Resource Allocation & Job Submission

Loadleveler

Basic Commands:

  • llsubmit script.ll - submit job to the queue

  • llq - check job status of all jobs in the queue

  • llstatus - check available resources

  • llclass – shows available job classes and their parameters

  • llcancel JOBID – cancel job with the id “JOBID”

Job description and required resources must be defined in a special script (text file) for LoadLeveler. You can find some job script examples in this directory: /gpfs/home/freeware/LINUX/EXAMPLE_JOBS.

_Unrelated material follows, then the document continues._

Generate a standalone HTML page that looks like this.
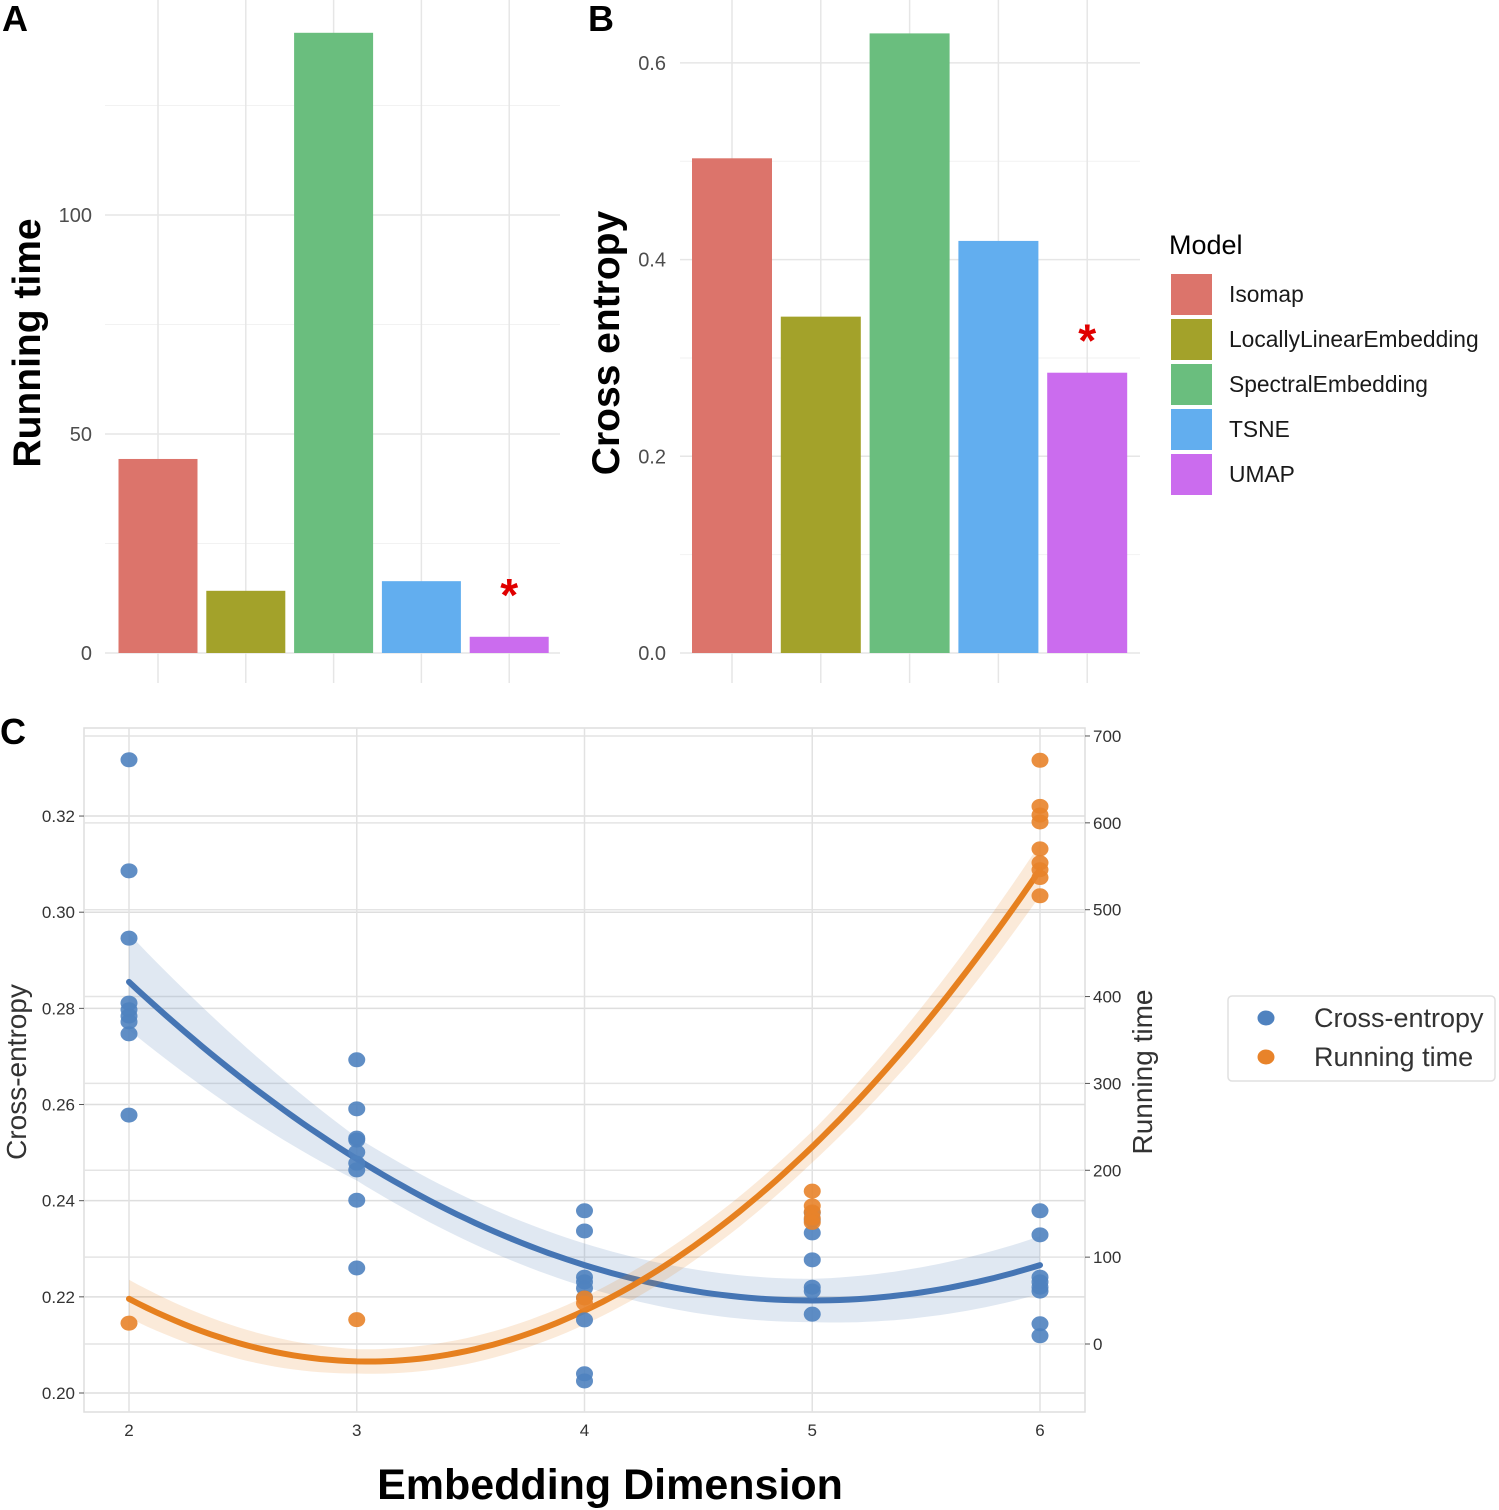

Job Script Syntax: The script consists of key expressions for LoadLeveler (lines starting with #@) and commands, which will be interpreted. At the beginning of the script, you need to specify the job’s resources. Lines with LoadLeveler keywords should not be split by lines that do not contain them. Keywords are followed by commands for job execution. You will usually use ‘mpiexec’ or ‘poe’ to run your parallel program. You can also use shell commands inside your script. You can find out your name and account number (account_no) using the command “showaccount”.

Script Example (IBM PE):

#!/bin/bash
#@ job_type = parallel
#@ job_name = My_job
#@ account_no = name-number
#@ class = My_class
#@ error = job.err
#@ output = job.out
#@ network.MPI = sn_all,not_shared,US
#@ node = 2
#@ rset = RSET_MCM_AFFINITY
#@ mcm_affinity_options = mcm_mem_req mcm_distribute mcm_sni_none
#@ task_affinity = core(1)
#@ tasks_per_node = 32
#@ queue
mpiexec /path/to/your/app -flags

Script Example (MPICH):

#!/bin/bash
#@ job_type = parallel
#@ account_no = name-number
#@ class = My_class
#@ output = job.out
#@ error = job.err
#@ network.MPI = sn_all,not_shared,US
#@ node = 1
#@ tasks_per_node = 32
#@ queue

export LD_LIBRARY_PATH=/gpfs/home/utils/mpi/mpich2-1.5/lib:$LD_LIBRARY_PATH
export PATH=/gpfs/home/utils/mpi/mpich2-1.5/bin:$PATH
$(which mpiexec) ./soft.x

The most important keywords are #@ total_tasks, which specifies the number of MPI processes and #@ node, which specifies the number of nodes. Our example runs a total of 64 tasks on 2 nodes. It is also important to choose the right job class. The following table shows the available classes.

class

max_node per job

maxjobs per user

max_total_tasks per user

max. walltime (HH:MM)

priority

cluster_short

4

288

288

24:00

80

smp_short

1

288

64

24:00

80

cluster_long

2

288

192

480:00

50

smp_long

16

288

64

72:00

50

You can find complete information about classes using llclass -l command.

Accessing Resources

IP addresses of the login node

Login node

IP address

Port

Žilina

147.213.242.7

22